> [SUPPLIED RECORDS]:
• • • • •
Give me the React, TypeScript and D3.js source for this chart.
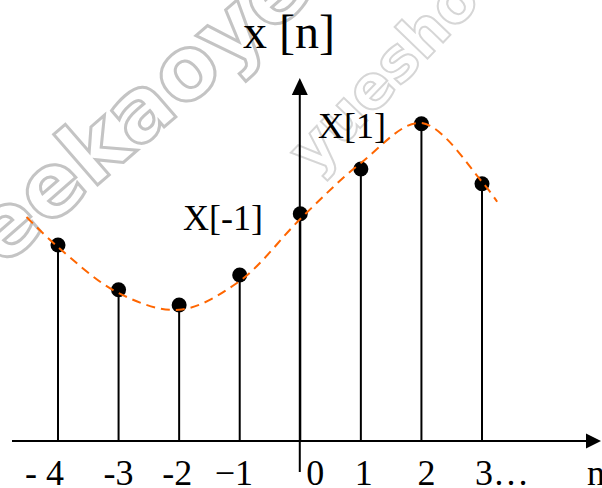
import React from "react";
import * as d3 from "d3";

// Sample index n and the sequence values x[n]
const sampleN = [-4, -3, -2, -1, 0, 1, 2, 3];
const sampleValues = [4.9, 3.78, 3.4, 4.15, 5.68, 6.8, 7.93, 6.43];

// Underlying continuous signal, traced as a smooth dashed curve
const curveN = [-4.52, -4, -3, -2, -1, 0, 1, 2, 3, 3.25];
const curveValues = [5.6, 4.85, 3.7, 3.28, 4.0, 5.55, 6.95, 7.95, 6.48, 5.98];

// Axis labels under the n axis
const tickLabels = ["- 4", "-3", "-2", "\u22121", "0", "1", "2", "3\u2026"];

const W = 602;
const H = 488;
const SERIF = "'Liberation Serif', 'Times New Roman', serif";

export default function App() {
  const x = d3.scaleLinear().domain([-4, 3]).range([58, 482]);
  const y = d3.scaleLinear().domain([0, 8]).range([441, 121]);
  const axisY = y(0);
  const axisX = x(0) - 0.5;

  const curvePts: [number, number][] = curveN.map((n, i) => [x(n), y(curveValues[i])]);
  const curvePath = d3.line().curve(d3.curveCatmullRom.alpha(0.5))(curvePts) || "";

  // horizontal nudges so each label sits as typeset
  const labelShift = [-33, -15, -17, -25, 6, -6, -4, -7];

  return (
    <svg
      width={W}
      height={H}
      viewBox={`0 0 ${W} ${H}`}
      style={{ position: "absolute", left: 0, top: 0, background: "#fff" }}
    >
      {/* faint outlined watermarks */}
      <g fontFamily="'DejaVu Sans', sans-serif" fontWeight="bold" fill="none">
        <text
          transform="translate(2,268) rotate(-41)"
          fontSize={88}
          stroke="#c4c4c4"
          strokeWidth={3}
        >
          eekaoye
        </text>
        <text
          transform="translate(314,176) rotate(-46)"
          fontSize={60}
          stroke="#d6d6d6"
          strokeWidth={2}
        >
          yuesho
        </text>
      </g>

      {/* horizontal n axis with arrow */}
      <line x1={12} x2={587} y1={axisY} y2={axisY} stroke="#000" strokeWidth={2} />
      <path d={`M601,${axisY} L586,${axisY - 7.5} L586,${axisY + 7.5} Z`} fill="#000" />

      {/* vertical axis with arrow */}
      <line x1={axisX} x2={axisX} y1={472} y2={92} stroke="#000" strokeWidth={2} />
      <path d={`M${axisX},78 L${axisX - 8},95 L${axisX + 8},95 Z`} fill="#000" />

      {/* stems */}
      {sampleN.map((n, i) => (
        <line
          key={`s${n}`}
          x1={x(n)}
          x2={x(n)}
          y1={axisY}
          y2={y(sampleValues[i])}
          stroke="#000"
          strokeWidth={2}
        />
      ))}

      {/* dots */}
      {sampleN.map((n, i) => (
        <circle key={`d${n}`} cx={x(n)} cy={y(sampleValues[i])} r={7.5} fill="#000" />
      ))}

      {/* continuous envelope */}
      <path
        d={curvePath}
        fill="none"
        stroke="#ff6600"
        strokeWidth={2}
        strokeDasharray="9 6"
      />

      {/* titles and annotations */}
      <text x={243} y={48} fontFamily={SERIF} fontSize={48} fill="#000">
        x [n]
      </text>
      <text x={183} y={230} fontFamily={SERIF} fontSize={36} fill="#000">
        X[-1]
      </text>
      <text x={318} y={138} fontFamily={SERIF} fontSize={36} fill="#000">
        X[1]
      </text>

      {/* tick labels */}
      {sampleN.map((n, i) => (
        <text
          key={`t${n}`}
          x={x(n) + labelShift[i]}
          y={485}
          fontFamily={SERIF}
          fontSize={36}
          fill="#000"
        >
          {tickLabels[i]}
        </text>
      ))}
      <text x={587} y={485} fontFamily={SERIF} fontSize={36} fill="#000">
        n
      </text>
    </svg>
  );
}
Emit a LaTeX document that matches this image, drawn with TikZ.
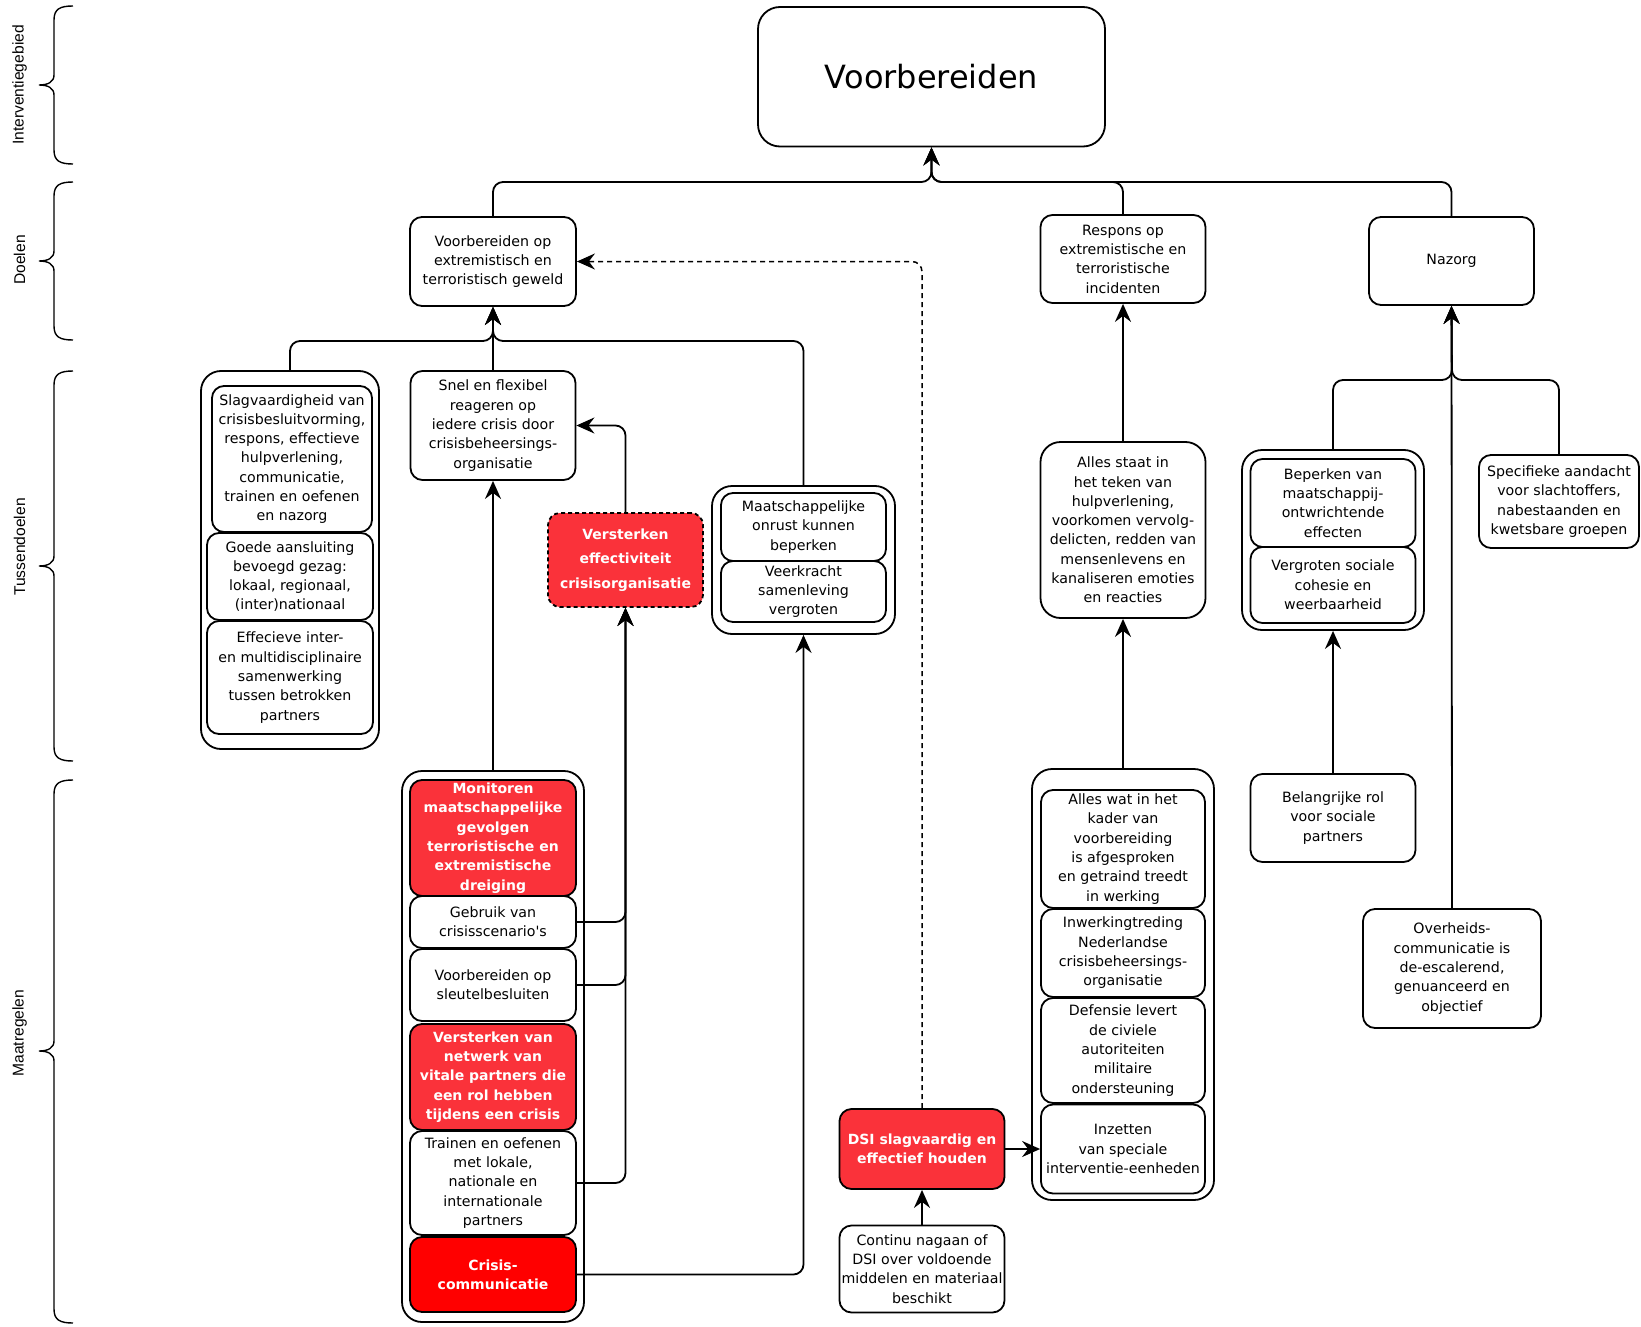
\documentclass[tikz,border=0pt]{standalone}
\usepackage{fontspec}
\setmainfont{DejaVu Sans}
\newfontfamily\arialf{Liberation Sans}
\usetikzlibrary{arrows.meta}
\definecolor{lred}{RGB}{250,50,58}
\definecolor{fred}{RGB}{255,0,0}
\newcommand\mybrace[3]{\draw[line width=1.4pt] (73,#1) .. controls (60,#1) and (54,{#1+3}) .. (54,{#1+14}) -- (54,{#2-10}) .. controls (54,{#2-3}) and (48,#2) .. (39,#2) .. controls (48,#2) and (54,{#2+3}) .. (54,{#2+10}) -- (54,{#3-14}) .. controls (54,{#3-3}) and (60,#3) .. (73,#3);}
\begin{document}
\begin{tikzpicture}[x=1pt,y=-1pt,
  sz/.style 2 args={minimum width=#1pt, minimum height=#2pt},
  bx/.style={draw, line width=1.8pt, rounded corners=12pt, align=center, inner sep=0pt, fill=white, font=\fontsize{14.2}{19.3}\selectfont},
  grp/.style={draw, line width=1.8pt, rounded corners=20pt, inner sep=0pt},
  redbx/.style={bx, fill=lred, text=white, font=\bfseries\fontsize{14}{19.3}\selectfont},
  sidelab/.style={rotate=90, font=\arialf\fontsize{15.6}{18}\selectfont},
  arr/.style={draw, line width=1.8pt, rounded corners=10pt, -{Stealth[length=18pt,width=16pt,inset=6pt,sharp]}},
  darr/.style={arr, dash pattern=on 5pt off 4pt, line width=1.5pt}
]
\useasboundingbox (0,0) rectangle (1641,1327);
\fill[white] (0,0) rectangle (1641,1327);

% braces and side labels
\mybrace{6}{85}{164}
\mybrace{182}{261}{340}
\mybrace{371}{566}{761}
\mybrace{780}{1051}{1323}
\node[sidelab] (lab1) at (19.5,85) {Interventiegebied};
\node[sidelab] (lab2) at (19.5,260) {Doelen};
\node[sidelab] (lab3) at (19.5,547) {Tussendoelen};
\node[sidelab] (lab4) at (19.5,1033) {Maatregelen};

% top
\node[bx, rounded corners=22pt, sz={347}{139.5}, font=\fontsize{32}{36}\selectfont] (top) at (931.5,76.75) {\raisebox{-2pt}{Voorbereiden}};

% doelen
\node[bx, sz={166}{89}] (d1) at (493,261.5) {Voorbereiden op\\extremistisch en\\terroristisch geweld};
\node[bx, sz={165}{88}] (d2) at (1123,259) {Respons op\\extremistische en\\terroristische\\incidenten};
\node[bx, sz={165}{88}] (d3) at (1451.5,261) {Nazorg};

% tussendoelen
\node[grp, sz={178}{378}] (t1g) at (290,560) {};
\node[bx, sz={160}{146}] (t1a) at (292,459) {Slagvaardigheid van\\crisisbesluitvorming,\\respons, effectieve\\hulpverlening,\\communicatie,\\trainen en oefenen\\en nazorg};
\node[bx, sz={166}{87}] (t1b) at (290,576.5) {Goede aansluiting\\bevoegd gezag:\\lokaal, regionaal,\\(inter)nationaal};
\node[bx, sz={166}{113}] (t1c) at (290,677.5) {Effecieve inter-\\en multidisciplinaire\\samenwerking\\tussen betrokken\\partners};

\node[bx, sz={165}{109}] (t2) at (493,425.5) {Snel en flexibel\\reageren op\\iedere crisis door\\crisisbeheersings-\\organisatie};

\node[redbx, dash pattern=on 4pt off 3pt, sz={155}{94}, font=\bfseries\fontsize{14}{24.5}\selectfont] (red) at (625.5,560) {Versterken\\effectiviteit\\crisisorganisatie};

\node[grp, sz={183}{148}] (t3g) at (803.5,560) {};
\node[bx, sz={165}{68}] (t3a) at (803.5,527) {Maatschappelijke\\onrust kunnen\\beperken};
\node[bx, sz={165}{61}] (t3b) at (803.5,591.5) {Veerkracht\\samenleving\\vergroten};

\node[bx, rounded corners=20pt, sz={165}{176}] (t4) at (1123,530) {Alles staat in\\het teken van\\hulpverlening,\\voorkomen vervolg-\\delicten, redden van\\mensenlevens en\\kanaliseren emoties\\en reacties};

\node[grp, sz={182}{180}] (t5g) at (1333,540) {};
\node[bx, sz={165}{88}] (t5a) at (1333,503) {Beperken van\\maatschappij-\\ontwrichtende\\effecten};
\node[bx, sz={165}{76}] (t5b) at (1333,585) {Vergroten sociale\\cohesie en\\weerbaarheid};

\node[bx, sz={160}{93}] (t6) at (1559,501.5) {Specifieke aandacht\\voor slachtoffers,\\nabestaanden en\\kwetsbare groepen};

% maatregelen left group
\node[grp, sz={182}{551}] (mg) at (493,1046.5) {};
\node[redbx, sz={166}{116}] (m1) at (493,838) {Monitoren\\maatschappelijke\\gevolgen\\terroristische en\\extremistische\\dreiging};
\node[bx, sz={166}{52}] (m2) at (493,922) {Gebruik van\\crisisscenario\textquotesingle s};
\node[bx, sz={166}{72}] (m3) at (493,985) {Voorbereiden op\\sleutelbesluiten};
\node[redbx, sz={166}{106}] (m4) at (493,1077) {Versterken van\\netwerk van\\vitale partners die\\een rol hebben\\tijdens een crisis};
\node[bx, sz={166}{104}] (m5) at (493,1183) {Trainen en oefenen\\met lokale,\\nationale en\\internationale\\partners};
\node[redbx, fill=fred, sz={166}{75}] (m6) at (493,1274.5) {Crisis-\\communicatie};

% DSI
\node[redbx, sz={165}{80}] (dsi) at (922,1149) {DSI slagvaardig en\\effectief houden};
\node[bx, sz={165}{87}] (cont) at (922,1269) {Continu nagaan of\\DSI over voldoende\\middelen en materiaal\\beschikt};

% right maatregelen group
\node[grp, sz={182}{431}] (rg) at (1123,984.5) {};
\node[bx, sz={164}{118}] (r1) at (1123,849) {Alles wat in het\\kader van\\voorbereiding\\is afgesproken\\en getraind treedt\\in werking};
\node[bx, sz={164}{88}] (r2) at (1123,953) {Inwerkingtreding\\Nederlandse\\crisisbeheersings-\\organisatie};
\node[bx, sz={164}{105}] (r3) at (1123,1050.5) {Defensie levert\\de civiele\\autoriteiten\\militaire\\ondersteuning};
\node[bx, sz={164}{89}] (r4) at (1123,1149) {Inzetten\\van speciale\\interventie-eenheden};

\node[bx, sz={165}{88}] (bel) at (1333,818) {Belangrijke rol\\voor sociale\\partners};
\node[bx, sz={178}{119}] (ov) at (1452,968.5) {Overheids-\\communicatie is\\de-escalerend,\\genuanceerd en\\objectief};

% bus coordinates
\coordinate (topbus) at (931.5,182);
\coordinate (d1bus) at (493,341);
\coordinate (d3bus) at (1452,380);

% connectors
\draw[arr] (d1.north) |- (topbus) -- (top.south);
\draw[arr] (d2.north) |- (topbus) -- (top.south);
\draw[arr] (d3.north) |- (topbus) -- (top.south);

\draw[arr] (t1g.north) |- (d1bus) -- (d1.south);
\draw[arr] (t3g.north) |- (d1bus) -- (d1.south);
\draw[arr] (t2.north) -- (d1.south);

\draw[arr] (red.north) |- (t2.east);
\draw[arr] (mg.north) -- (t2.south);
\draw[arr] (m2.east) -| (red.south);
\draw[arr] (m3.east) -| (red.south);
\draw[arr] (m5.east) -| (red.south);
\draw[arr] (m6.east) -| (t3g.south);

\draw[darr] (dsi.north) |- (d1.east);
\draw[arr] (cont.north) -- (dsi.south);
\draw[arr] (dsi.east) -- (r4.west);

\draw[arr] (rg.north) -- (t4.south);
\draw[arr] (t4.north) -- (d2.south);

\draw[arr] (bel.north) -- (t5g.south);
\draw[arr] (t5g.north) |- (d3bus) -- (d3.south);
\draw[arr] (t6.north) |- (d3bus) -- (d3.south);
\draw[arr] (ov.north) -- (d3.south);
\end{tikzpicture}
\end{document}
• • • • •
> [YOUR OBJECTIVE]: Find each line holding "this". Copy it out.

> [TASK OUTPUT]:
Give me the React, TypeScript and D3.js source for this chart.
Emit a LaTeX document that matches this image, drawn with TikZ.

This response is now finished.